## PROBLEM TO WORK ON
Among the entries below, copy only the span from the line containing "Output the Python" through the line containing "r'FPR Algorithm: $\rho_i=0.7$', 'Exhaustive". Do so exactly, and skip the pictures.

## DATA PROVIDED
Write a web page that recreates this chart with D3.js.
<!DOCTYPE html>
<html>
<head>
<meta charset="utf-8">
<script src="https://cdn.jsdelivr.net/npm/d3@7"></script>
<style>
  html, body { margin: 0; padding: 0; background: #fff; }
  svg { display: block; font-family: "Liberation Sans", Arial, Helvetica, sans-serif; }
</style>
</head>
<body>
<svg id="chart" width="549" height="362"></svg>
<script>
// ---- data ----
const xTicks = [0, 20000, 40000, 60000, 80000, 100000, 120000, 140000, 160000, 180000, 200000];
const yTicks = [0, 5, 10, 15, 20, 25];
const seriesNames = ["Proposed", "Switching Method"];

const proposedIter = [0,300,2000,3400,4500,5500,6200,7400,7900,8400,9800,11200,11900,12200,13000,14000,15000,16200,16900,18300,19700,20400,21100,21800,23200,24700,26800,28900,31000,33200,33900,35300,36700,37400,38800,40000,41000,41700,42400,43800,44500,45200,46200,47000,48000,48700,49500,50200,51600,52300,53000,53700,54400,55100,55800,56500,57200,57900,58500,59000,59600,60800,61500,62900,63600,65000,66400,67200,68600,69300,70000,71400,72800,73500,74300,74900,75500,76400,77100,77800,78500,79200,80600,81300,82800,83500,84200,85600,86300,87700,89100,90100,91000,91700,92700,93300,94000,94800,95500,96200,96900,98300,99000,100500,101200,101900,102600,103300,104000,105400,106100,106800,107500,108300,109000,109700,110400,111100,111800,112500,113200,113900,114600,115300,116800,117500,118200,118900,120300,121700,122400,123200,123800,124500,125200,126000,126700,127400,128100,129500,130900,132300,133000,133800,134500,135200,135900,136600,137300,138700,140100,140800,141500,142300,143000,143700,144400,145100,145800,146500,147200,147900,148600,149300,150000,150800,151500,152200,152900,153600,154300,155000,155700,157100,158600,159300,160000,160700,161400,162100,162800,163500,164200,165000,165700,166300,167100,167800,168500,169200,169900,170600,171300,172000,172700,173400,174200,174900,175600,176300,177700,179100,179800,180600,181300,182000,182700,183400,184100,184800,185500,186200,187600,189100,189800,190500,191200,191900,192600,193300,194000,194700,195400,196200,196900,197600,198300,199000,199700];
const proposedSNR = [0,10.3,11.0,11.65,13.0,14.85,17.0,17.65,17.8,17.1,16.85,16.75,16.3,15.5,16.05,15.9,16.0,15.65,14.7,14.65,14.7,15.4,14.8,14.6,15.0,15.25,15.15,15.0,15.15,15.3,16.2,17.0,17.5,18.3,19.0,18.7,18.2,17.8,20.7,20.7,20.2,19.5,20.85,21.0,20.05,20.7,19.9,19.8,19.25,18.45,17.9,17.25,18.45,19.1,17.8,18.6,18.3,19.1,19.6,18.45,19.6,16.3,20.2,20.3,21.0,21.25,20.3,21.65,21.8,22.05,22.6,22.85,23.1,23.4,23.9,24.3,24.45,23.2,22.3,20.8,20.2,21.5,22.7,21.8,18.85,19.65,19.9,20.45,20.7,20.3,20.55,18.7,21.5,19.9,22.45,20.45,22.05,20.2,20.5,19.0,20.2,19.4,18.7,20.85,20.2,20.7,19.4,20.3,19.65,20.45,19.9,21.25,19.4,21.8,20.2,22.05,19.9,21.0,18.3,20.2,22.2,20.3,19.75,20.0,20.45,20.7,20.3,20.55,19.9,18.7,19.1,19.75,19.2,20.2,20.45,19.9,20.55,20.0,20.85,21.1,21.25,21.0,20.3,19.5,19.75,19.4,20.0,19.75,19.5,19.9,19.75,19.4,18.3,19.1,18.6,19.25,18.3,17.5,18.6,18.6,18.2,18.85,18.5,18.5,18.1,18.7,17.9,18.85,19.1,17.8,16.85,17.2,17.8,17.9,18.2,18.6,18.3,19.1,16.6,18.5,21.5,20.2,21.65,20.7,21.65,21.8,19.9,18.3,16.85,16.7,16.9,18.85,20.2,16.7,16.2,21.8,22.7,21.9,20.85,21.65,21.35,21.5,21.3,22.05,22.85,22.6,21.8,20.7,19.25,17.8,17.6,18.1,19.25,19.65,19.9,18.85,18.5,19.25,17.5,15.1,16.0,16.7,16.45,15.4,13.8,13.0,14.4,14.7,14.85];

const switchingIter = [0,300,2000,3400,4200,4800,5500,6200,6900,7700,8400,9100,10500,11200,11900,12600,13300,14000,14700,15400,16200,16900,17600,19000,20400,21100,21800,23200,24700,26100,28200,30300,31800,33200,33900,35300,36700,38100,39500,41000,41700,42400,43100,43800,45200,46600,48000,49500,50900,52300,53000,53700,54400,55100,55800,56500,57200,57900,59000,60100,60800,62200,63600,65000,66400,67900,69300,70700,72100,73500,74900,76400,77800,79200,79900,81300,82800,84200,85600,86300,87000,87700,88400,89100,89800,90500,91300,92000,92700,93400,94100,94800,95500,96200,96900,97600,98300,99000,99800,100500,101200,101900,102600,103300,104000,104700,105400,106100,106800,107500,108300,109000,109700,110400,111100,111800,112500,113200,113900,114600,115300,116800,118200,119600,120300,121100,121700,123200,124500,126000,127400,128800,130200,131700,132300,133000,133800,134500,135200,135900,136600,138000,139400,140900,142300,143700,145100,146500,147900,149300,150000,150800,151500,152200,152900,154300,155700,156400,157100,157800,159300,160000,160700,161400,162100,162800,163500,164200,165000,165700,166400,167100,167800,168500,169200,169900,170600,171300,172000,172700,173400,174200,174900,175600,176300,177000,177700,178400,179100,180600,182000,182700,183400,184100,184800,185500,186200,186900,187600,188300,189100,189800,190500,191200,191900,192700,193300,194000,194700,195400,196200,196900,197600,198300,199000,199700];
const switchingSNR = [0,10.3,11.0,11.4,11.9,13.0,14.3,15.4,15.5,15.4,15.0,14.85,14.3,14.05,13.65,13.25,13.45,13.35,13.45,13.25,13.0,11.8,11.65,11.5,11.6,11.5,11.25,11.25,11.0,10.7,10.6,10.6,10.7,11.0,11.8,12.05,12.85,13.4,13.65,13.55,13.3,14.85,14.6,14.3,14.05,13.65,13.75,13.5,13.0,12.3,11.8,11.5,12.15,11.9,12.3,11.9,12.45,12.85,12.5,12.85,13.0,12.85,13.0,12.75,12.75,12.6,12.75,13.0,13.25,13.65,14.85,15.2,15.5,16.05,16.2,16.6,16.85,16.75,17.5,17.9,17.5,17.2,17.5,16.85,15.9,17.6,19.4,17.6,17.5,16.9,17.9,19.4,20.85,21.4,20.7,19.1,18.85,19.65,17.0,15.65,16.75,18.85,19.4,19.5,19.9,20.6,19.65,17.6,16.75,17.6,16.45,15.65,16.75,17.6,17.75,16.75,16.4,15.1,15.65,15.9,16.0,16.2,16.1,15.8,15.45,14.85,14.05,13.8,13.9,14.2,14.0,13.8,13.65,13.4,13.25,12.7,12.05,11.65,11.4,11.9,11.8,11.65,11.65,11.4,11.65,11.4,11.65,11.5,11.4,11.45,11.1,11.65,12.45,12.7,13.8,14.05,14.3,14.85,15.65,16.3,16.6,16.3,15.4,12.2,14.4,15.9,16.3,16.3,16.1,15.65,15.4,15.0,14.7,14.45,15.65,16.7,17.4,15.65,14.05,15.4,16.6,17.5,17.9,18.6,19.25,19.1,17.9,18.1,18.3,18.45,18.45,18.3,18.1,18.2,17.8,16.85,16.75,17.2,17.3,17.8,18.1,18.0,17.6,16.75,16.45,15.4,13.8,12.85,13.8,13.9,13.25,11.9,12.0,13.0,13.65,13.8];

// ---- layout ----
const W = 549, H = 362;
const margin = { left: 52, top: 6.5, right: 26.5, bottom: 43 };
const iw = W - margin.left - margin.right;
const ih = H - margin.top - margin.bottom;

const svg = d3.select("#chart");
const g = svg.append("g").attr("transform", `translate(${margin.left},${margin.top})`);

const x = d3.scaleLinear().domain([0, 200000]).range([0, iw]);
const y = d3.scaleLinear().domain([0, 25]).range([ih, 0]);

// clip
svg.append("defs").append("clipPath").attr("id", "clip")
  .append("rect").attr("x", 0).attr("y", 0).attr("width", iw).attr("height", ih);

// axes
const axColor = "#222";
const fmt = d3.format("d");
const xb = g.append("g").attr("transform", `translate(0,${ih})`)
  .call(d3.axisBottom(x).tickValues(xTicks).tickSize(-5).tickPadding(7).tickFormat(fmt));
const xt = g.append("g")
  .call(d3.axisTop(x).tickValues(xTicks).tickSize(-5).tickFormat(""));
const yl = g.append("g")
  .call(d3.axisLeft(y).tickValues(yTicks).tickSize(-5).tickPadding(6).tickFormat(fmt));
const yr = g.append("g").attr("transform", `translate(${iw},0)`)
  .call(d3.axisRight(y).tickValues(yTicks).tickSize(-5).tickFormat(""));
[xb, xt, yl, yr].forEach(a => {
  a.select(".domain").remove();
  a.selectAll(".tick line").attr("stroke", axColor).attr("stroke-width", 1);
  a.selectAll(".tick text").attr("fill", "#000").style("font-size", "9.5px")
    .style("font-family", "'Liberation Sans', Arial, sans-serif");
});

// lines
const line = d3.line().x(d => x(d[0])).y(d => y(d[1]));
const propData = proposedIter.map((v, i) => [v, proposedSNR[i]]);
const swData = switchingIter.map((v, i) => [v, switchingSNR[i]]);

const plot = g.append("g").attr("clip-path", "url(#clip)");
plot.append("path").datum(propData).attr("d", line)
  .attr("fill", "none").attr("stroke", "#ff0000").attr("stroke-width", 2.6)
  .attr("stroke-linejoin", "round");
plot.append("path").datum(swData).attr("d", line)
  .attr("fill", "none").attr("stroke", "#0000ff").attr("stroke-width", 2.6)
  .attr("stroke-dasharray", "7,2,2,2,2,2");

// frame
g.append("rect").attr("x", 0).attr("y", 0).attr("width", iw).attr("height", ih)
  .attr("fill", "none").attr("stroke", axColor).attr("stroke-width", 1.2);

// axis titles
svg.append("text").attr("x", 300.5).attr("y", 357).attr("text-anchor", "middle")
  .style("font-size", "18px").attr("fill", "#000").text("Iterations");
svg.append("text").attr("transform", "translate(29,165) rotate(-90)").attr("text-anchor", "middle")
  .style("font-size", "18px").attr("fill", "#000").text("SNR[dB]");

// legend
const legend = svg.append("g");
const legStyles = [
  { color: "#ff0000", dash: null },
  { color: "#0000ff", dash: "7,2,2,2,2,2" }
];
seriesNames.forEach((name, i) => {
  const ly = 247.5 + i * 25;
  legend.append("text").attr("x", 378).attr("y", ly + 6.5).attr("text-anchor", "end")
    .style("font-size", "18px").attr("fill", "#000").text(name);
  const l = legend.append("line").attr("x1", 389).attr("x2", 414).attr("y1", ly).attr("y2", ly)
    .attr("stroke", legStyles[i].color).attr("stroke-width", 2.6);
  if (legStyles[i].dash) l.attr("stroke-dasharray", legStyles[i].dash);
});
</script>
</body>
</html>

...

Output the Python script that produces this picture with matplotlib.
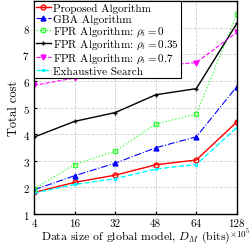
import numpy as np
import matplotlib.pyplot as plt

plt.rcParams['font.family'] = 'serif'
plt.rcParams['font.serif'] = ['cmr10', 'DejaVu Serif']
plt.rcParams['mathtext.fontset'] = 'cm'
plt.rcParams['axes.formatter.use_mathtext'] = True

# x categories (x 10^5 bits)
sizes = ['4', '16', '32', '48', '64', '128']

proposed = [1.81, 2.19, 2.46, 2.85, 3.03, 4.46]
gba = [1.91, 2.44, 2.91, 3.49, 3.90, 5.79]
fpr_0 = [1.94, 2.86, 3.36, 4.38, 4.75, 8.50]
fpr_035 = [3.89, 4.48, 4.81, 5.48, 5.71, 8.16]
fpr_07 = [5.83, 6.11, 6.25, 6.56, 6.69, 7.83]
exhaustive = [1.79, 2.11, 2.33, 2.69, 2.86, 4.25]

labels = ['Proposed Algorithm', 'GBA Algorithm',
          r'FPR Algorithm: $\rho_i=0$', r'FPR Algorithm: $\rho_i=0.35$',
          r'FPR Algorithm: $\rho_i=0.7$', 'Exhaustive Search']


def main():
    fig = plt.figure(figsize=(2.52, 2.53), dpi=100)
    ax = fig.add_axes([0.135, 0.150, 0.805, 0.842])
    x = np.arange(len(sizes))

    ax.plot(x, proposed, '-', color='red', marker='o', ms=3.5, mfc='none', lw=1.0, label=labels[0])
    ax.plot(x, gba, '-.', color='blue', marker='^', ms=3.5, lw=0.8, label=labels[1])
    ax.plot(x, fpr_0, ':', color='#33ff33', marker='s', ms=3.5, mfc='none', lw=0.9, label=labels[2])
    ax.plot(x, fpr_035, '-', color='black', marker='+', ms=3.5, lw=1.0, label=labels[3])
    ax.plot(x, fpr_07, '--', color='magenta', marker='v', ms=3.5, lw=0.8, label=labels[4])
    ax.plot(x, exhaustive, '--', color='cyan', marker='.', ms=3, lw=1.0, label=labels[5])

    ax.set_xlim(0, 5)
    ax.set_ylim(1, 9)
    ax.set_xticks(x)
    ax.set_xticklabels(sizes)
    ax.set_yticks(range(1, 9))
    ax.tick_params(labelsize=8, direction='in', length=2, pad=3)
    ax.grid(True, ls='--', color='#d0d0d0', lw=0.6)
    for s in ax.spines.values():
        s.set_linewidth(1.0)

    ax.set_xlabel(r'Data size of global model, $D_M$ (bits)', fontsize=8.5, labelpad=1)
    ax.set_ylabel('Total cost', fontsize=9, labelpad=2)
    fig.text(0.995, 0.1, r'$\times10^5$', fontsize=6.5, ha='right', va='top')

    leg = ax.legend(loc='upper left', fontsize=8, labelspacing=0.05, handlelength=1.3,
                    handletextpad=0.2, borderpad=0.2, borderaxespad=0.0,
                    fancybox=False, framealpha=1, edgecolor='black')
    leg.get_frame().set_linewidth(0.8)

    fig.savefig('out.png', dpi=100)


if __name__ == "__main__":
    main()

## ANSWER FOR THIS EXERCISE
Output the Python script that produces this picture with matplotlib.
import numpy as np
import matplotlib.pyplot as plt

plt.rcParams['font.family'] = 'serif'
plt.rcParams['font.serif'] = ['cmr10', 'DejaVu Serif']
plt.rcParams['mathtext.fontset'] = 'cm'
plt.rcParams['axes.formatter.use_mathtext'] = True

# x categories (x 10^5 bits)
sizes = ['4', '16', '32', '48', '64', '128']

proposed = [1.81, 2.19, 2.46, 2.85, 3.03, 4.46]
gba = [1.91, 2.44, 2.91, 3.49, 3.90, 5.79]
fpr_0 = [1.94, 2.86, 3.36, 4.38, 4.75, 8.50]
fpr_035 = [3.89, 4.48, 4.81, 5.48, 5.71, 8.16]
fpr_07 = [5.83, 6.11, 6.25, 6.56, 6.69, 7.83]
exhaustive = [1.79, 2.11, 2.33, 2.69, 2.86, 4.25]

labels = ['Proposed Algorithm', 'GBA Algorithm',
          r'FPR Algorithm: $\rho_i=0$', r'FPR Algorithm: $\rho_i=0.35$',
          r'FPR Algorithm: $\rho_i=0.7$', 'Exhaustive Search']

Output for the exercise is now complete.